Personal information
- Born: 28 September 1993 (age 32)
- Occupation: netball player

Netball career
- Playing position: goal defense

= Martha Dambo =

Malawi netball player

Martha Dambo (born 28 September 1993) is a Malawian netball player who plays for Malawi in the position of goal defense.

== Career ==
She was named in Malawi's squad for the 2013 Taini Jamison Trophy Series against New Zealand. She made her Commonwealth Games debut representing Malawi at the Commonwealth Games in 2018, where Malawi finished at seventh position.

She was included in the Malawian squad for the 2019 African Netball Championships.
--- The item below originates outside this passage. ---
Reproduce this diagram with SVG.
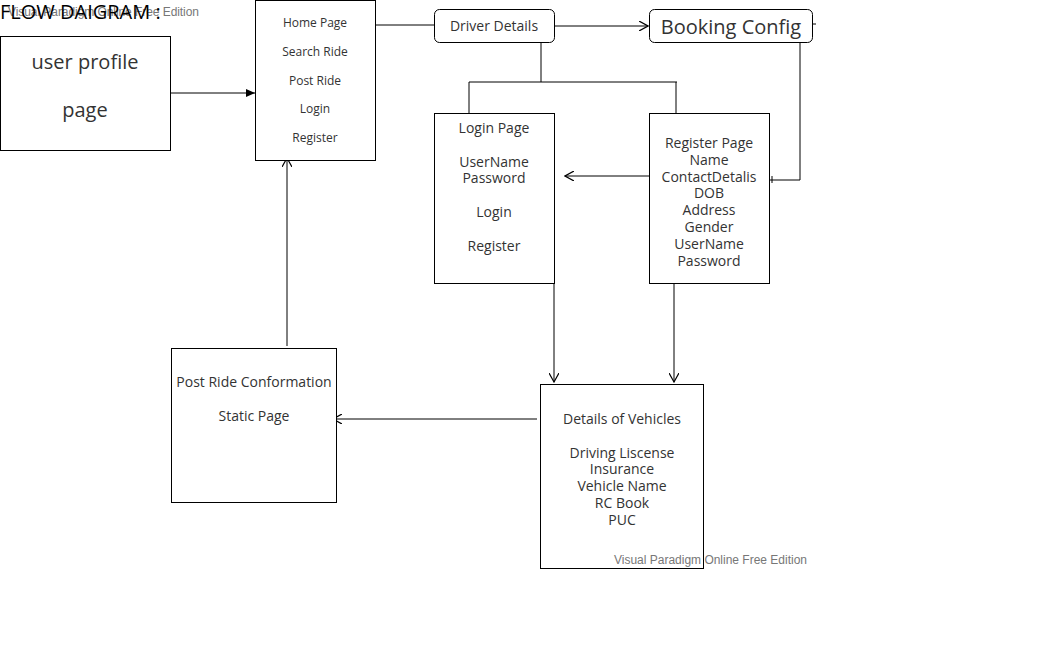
<svg xmlns="http://www.w3.org/2000/svg" width="1042" height="665" viewBox="0 0 1042 665">
<defs>
<style>
.box{fill:#fff;stroke:#000;stroke-width:1}
.ln{fill:none;stroke:#000;stroke-width:1}
.t{font-family:"Open Sans","Noto Sans",sans-serif;fill:#333;text-anchor:middle}
.s12{font-size:12px}
.s14{font-size:14px}
.s20{font-size:20px}
.wm{font-family:"Liberation Sans",Arial,sans-serif;font-size:12px;fill:#777}
</style>
<marker id="open" viewBox="0 0 10 10" refX="9" refY="5" markerWidth="10" markerHeight="10" markerUnits="userSpaceOnUse" orient="auto">
<path d="M0,0 L9,5 L0,10" fill="none" stroke="#000" stroke-width="1.2"/>
</marker>
<marker id="fill" viewBox="0 0 10 10" refX="9" refY="5" markerWidth="10" markerHeight="10" markerUnits="userSpaceOnUse" orient="auto">
<path d="M0,1 L9,5 L0,9 Z" fill="#000"/>
</marker>
</defs>
<rect width="1042" height="665" fill="#fff"/>
<text class="wm" x="8" y="16" textLength="191">Visual Paradigm Online Free Edition</text>
<text x="0" y="19" font-family="'Open Sans','Noto Sans',sans-serif" font-size="20" fill="#000">FLOW DAIGRAM :</text>

<g id="connectors">
<line class="ln" x1="171" y1="93" x2="255" y2="93" marker-end="url(#fill)"/>
<line class="ln" x1="375" y1="25" x2="434" y2="25"/>
<line class="ln" x1="554" y1="26" x2="648" y2="26" marker-end="url(#open)"/>
<line class="ln" x1="812" y1="24" x2="816" y2="24"/>
<polyline class="ln" points="800,43 800,180 770,180"/>
<line class="ln" x1="772" y1="176" x2="772" y2="183"/>
<line class="ln" x1="541" y1="43" x2="541" y2="82"/>
<polyline class="ln" points="469,113 469,82 677,82"/>
<line class="ln" x1="676" y1="82" x2="676" y2="113"/>
<line class="ln" x1="649" y1="176" x2="565" y2="176" marker-end="url(#open)"/>
<line class="ln" x1="554" y1="281" x2="554" y2="382" marker-end="url(#open)"/>
<line class="ln" x1="674" y1="281" x2="674" y2="382" marker-end="url(#open)"/>
<line class="ln" x1="537" y1="419" x2="333" y2="419" marker-end="url(#open)"/>
<line class="ln" x1="287" y1="346" x2="287" y2="158" marker-end="url(#open)"/>
</g>

<g id="user-profile">
<rect class="box" x="0.5" y="36.5" width="170" height="114"/>
<text class="t s20" x="85" y="69">user profile</text>
<text class="t s20" x="85" y="117">page</text>
</g>

<g id="menu">
<rect class="box" x="255.5" y="0.5" width="120" height="160"/>
<text class="t s12" x="315" y="27">Home Page</text>
<text class="t s12" x="315" y="56">Search Ride</text>
<text class="t s12" x="315" y="85">Post Ride</text>
<text class="t s12" x="315" y="113">Login</text>
<text class="t s12" x="315" y="142">Register</text>
</g>

<g id="driver-details">
<rect class="box" x="434.5" y="9.5" width="120" height="33" rx="5"/>
<text class="t s14" x="494" y="31">Driver Details</text>
</g>

<g id="booking-config">
<rect class="box" x="649.5" y="9.5" width="163" height="33" rx="5"/>
<text class="t s20" x="731" y="34">Booking Config</text>
</g>

<g id="login-page">
<rect class="box" x="434.5" y="113.5" width="120" height="170"/>
<text class="t s14" x="494" y="133">Login Page</text>
<text class="t s14" x="494" y="167">UserName</text>
<text class="t s14" x="494" y="183">Password</text>
<text class="t s14" x="494" y="217">Login</text>
<text class="t s14" x="494" y="251">Register</text>
</g>

<g id="register-page">
<rect class="box" x="649.5" y="113.5" width="120" height="170"/>
<text class="t s14" x="709" y="148">Register Page</text>
<text class="t s14" x="709" y="165">Name</text>
<text class="t s14" x="709" y="182">ContactDetalis</text>
<text class="t s14" x="709" y="198">DOB</text>
<text class="t s14" x="709" y="215">Address</text>
<text class="t s14" x="709" y="232">Gender</text>
<text class="t s14" x="709" y="249">UserName</text>
<text class="t s14" x="709" y="266">Password</text>
</g>

<g id="vehicle-details">
<rect class="box" x="540.5" y="384.5" width="163" height="184"/>
<text class="t s14" x="622" y="424">Details of Vehicles</text>
<text class="t s14" x="622" y="458">Driving Liscense</text>
<text class="t s14" x="622" y="474">Insurance</text>
<text class="t s14" x="622" y="491">Vehicle Name</text>
<text class="t s14" x="622" y="508">RC Book</text>
<text class="t s14" x="622" y="525">PUC</text>
</g>

<g id="post-ride-confirmation">
<rect class="box" x="171.5" y="348.5" width="165" height="154"/>
<text class="t s14" x="254" y="387">Post Ride Conformation</text>
<text class="t s14" x="254" y="421">Static Page</text>
</g>

<text class="wm" x="614" y="564" textLength="193">Visual Paradigm Online Free Edition</text>
</svg>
She was also named in Malawian netball squad for the women's netball tournament at the 2022 Commonwealth Games. She was included in the Malawian squad for the 2023 Netball World Cup, which was also her maiden appearance at a Netball World Cup tournament.

National co-coaches Peace_Chawinga-Kaluwa and Mary Waya announced a twelve person squad for the 2025 Netball Nations Cup. The chose six new names and six experienced players who were Dambo, Joyce Mvula, Takondwa Lwazi-Chiwaya, Towera Vinkhumbo, Grace Mwafulirwa-Mhango and Thandi Galeta.

In July 2026 she was chosen by New Zealander Debbie Fuller who was the national team's new coach at the Commonwealth Games in Glasgow.